The odd couple family of a teen girl and her two action-hero dads serves as the backbone of a nonstop action-adventure movie filled with aquatic creatures and villains that doesn’t ease up for a second. Not for setup, exposition, character beats, or even punchlines.
Wheatley, working from a screenplay by returning writers Jon Hoeber, Erich Hoeber, and Dean Georgaris, tenaciously commits to big thrills and frenetically paced set pieces, breathing room or logic be damned. After a quick hello to familiar faces that include returning players DJ (Page Kennedy) and Mac (Cliff Curtis), as well as a few new ones, including Driscoli (Sienna Guillory), Meg 2 plunges straight to the depths to get the party started. It’s here where the spectacle of it all kicks into overdrive.
Every conceivable obstacle gets thrown the crew’s way, increasing the dangers and culling the numbers in amusing ways. Wheatley fills the frame, delivering more aquatic creature mayhem than expected as he runs through numerous set pieces with extreme velocity.

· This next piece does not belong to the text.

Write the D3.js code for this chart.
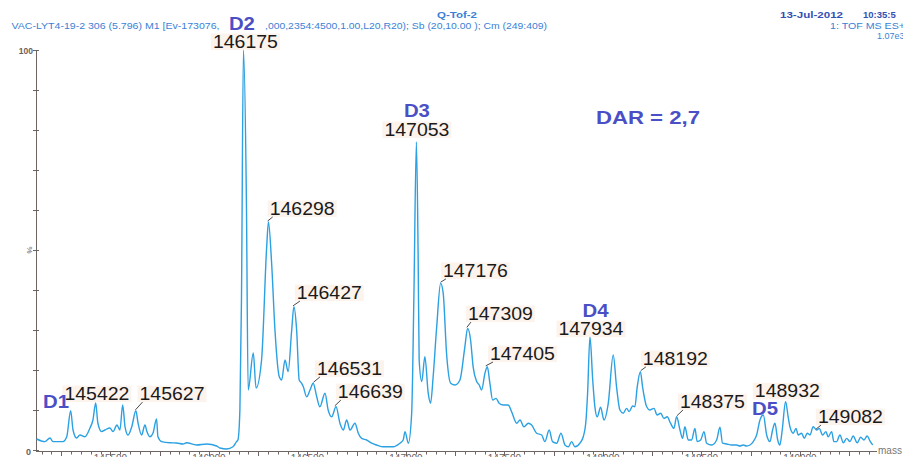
<!DOCTYPE html>
<html><head><meta charset="utf-8">
<script src="https://cdn.jsdelivr.net/npm/d3@7"></script>
<style>body{margin:0;background:#fff}svg{display:block}</style>
</head><body><svg id="c" width="903" height="457"></svg>
<script>
// ---- data ----
const masses = [145125,145167,145193,145208,145259,145278,145298,145310,145328,145345,145370,145396,145411,145425,145436,145455,145472,145497,145513,145533,145548,145562,145574,145589,145608,145629,145640,145658,145675,145685,145700,145716,145734,145741,145760,145802,145836,145868,145887,145937,145988,146039,146056,146090,146122,146140,146147,146157,146165,146175,146190,146199,146225,146239,146267,146293,146302,146318,146335,146357,146369,146386,146402,146420,146431,146445,146458,146470,146479,146496,146513,146529,146547,146563,146589,146605,146623,146645,146665,146682,146699,146716,146741,146758,146775,146800,146826,146851,146885,146935,146969,146986,146995,147012,147029,147040,147053,147062,147067,147080,147096,147113,147125,147138,147156,147176,147189,147206,147227,147249,147274,147299,147313,147328,147341,147359,147372,147384,147401,147413,147426,147440,147457,147473,147494,147519,147536,147562,147579,147599,147621,147638,147663,147689,147705,147727,147744,147765,147787,147807,147824,147841,147858,147883,147900,147914,147922,147934,147948,147959,147971,147988,148005,148027,148052,148069,148086,148103,148120,148133,148151,148162,148174,148190,148201,148222,148238,148259,148275,148293,148309,148326,148343,148360,148374,148391,148404,148416,148433,148450,148467,148478,148496,148513,148526,148552,148577,148594,148607,148628,148653,148678,148695,148712,148729,148746,148763,148780,148797,148814,148831,148848,148861,148873,148887,148898,148910,148927,148940,148949,148966,148980,148991,149008,149022,149037,149051,149067,149085,149098,149115,149132,149143,149161,149172,149186,149203,149220,149237,149254,149270,149291,149308,149325,149341,149355,149369];
const intensities = [2.75,2.1,3.0,2.1,2.1,3.3,9.8,5.0,3.0,3.75,3.3,5.5,7.5,11.75,6.75,4.6,5.0,5.5,4.6,6.25,5.0,11.25,5.8,3.75,5.8,9.8,6.75,3.75,6.25,4.6,3.3,4.25,7.75,3.3,2.1,1.8,1.75,1.5,1.8,1.25,1.5,1.0,0.5,0.25,0.8,2.1,2.5,10,37.5,100,62.5,15,24.25,15.5,22.5,50.8,57,46.75,30,18.3,17.5,22.5,19.6,30,35.8,30,17.5,16.7,15.8,13.3,15,16.7,13.3,10.8,14.2,10,8.3,10.8,6.7,5,7.5,5,6.7,4.2,2.9,2.5,1.7,1.25,0.8,0.8,1.7,2.5,4.6,1.7,9.2,37.5,77,47.5,22.5,17.1,23.3,14.2,11.7,18.3,30.8,41.7,39.2,24.2,16.7,16.25,17.5,25.8,30.4,27.5,20.8,17.1,16.25,15,19.2,20.8,16.7,12.5,12.9,11.7,11.25,11.25,9.6,6.7,7.5,5.8,6.7,6.25,4.2,3.75,2.1,5,2.1,1.7,4.2,1.25,0.8,2.1,0.8,1.7,3.3,7.5,14.2,28.3,17.5,10.8,8.3,10.7,7.5,11.7,23.75,15.8,10,9.2,10.4,9.6,11,10.8,15.8,19.6,15.8,10.8,10,10.4,8.75,9.2,7.9,8.3,6.7,5.4,8.3,5,2.9,5.8,2.5,2.5,5.4,2.1,2.5,4.6,1.7,1.25,2.5,5.7,1.7,1.5,1.25,1.25,1.0,1.25,1.0,1.25,2.1,3.75,7.5,8.75,3.75,2.1,5,6.7,2.5,1.25,5,12.1,8.3,5.8,4.2,5.4,3.75,4.2,2.9,4.2,3.75,5.8,5,5.4,3.75,4.6,3.3,4.6,2.1,2.1,3.75,1.8,2.9,2.1,3.5,1.8,3.2,2.5,3.5,2.3,1.25];

const xTickLabels = [145500,146000,146500,147000,147500,148000,148500,149000];
const peakLabels = [145422,145627,146175,146298,146427,146531,146639,147053,147176,147309,147405,147934,148192,148375,148932,149082];
const groupLabels = ["D1","D2","D3","D4","D5"];
const groupMasses = [145298,146175,147053,147934,148814];
const headerLeft = "VAC-LYT4-19-2  306 (5.796) M1 [Ev-173076,";
const headerMid = ",000,2354:4500,1.00,L20,R20); Sb (20,10.00 ); Cm (249:409)";
const headerInstr = "Q-Tof-2";
const headerDate = "13-Jul-2012";
const headerTime = "10:35:5";
const headerMode = "1: TOF MS ES+";
const headerScale = "1.07e3";
const darText = "DAR = 2,7";

// ---- layout (positions only) ----
const peakLayout = [ // dx, dy of text relative to peak, anchor, leader
  [-30.7,-3,"start",0],[4,-10.7,"start",1],[2,-2,"middle",0],[2,-7,"start",1],
  [3.8,-7.7,"start",1],[3.4,-8.3,"start",1],[3,-8.7,"start",1],[0.5,-6,"middle",0],
  [2.3,-6.3,"start",1],[1.1,-8.3,"start",1],[4.2,-6.7,"start",1],[1,-1.7,"middle",0],
  [2.1,-6.7,"start",1],[3.1,-8.7,"start",1],[0.8,-4.2,"middle",0],[1.8,-6.8,"start",1]
];
const groupLayout = [[-14.7,-2.7],[-1.5,-20.5],[0.5,-25],[5.5,-19.5],[1.7,-0.5]];

const svg = d3.select("#c");
const x = d3.scaleLinear().domain([145122,149386]).range([36,876]);
const y = d3.scaleLinear().domain([0,100]).range([450,50]);
const axisCol = "#6e6462", lineCol = "#2ba0e2", dCol = "#4b4fc6", hdrCol = "#3b7fd6";

function peakPct(m){
  let best = 0;
  masses.forEach((v,i)=>{ if(Math.abs(v-m)<=12 && intensities[i]>best) best=intensities[i]; });
  return best;
}

// header
const hdr = svg.append("g").attr("font-family","Liberation Sans, Arial, sans-serif").attr("fill",hdrCol);
hdr.append("text").attr("x",11.5).attr("y",29).attr("font-size",9).attr("textLength",208).attr("lengthAdjust","spacingAndGlyphs").text(headerLeft);
hdr.append("text").attr("x",265).attr("y",29).attr("font-size",9).attr("textLength",282).attr("lengthAdjust","spacingAndGlyphs").text(headerMid);
hdr.append("text").attr("x",437).attr("y",18).attr("font-size",9).attr("font-weight","bold").attr("textLength",40).attr("lengthAdjust","spacingAndGlyphs").text(headerInstr);
hdr.append("text").attr("x",780).attr("y",18).attr("font-size",9.5).attr("font-weight","bold").attr("fill","#3450b4").attr("textLength",63).attr("lengthAdjust","spacingAndGlyphs").text(headerDate);
hdr.append("text").attr("x",863).attr("y",18).attr("font-size",9.5).attr("font-weight","bold").attr("fill","#3450b4").text(headerTime);
hdr.append("text").attr("x",830).attr("y",29).attr("font-size",9).attr("textLength",75).attr("lengthAdjust","spacingAndGlyphs").text(headerMode);
hdr.append("text").attr("x",877).attr("y",39).attr("font-size",9).text(headerScale);

// axes
const ax = svg.append("g").attr("stroke",axisCol).attr("stroke-width",1);
ax.append("line").attr("x1",36.5).attr("x2",36.5).attr("y1",y(100)).attr("y2",451);
ax.append("line").attr("x1",36).attr("x2",877).attr("y1",451.5).attr("y2",451.5);
d3.range(0,101,10).forEach(v=>{
  ax.append("line").attr("x1",33).attr("x2",39).attr("y1",Math.round(y(v))+0.5).attr("y2",Math.round(y(v))+0.5);
});
d3.range(145150,149400,50).forEach(v=>{
  if (x(v)>876.5) return;
  const big = v%250===0;
  ax.append("line").attr("x1",Math.round(x(v))+0.5).attr("x2",Math.round(x(v))+0.5)
    .attr("y1",451.5).attr("y2",big?456:454.5);
});
const tl = svg.append("g").attr("font-family","Liberation Sans, Arial, sans-serif").attr("fill","#6a6060");
tl.append("text").attr("x",33).attr("y",54).attr("text-anchor","end").attr("font-size",8.5).attr("font-weight","bold").text("100");
tl.append("text").attr("x",31).attr("y",455).attr("text-anchor","end").attr("font-size",9).attr("font-weight","bold").text("0");
tl.append("text").attr("transform",`translate(27,${y(50)}) rotate(90)`).attr("text-anchor","middle").attr("font-size",8).text("%");
xTickLabels.forEach(v=>{
  tl.append("text").attr("x",x(v)).attr("y",461.5).attr("text-anchor","middle").attr("font-size",10).text(v);
});
tl.append("text").attr("x",878).attr("y",454).attr("font-size",10).attr("fill","#777").text("mass");

// spectrum
const pts = masses.map((m,i)=>[m,intensities[i]]);
svg.append("path").datum(pts)
  .attr("d", d3.line().x(d=>x(d[0])).y(d=>y(d[1])).curve(d3.curveMonotoneX))
  .attr("fill","none").attr("stroke",lineCol).attr("stroke-width",1.4).attr("stroke-linejoin","round");

// peak labels
const lab = svg.append("g").attr("font-family","Liberation Sans, Arial, sans-serif");
peakLabels.forEach((m,i)=>{
  const [dx,dy,anchor,leader] = peakLayout[i];
  const px = x(m), py = y(peakPct(m));
  const tx = px+dx, ty = py+dy;
  const w = 65;
  const left = anchor==="middle" ? tx-w/2 : tx;
  lab.append("rect").attr("x",left-2).attr("y",ty-14.5).attr("width",w+4).attr("height",16.5)
    .attr("fill","#fdf0e8").attr("opacity",0.8);
  if (leader) {
    lab.append("line").attr("x1",px).attr("y1",py-1).attr("x2",left+3).attr("y2",ty+2)
      .attr("stroke","#333").attr("stroke-width",0.9);
  }
  lab.append("text").attr("x",tx).attr("y",ty).attr("text-anchor",anchor)
    .attr("font-size",18.5).attr("fill","#1a1a1a")
    .attr("textLength",w).attr("lengthAdjust","spacingAndGlyphs").text(m);
});
groupLabels.forEach((g,i)=>{
  const [dx,dy] = groupLayout[i];
  const m = groupMasses[i];
  lab.append("text").attr("x",x(m)+dx).attr("y",y(peakPct(m))+dy).attr("text-anchor","middle")
    .attr("font-size",18).attr("font-weight","bold").attr("fill",dCol)
    .attr("textLength",26).attr("lengthAdjust","spacingAndGlyphs").text(g);
});
lab.append("text").attr("x",596).attr("y",124).attr("font-size",18).attr("font-weight","bold")
  .attr("fill",dCol).attr("textLength",104).attr("lengthAdjust","spacingAndGlyphs").text(darText);
</script></body></html>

There’s zero pretense with Meg 2. It knows exactly what type of movie it is and wears its influences proudly. DJ, getting more shining action moments than before, brags about his “poison-tipped bullets like in Jaws 2” to Mac, one of many tongue-in-cheek jokes that signal that Meg 2 doesn’t take itself seriously, so neither should you. That’s what ultimately evens out the severely overstuffed plotting. Human villains, corporate greed, backstabbing, nods to the first film, capsized submersibles with no escape, and more ensure that no attention span gets left behind here. And that’s before you toss in the plethora of aquatic creatures, including the biggest Meg yet.
The kitchen sink approach winds up being the movie’s biggest asset and its most glaring flaw. The nonstop thrills, battles, creature feature fun, and survival elements crowd out everything else. The body count is much higher, but most of the supporting players come and go so quickly that many deaths don’t register. Wheatley often gets too chaotic with the camerawork, rendering some fight scenes a mess. While the climax does enough right in B-movie horror style, it also needlessly revives tired moments from The Meg.
Meg 2: The Trench is messy in execution and almost exhausting in how much gets packed into the runtime without a second wasted. The humor is the precise type of cheese that’ll amuse you or drive you nuts. And yet, it’s a blast. It’s hard to get upset about a big summer blockbuster sequel releasing in 2023 with the schlocky sensibilities of ’80s aquatic horror like Lords of the Deep or DeepStar Six. It’s dumb and it knows it. Wheatley leaves The Meg behind in favor of wackier waters filled with more Megs, more problems, and an entire Trench worth of creature feature chaos.
Meg 2: The Trench is out in theaters now.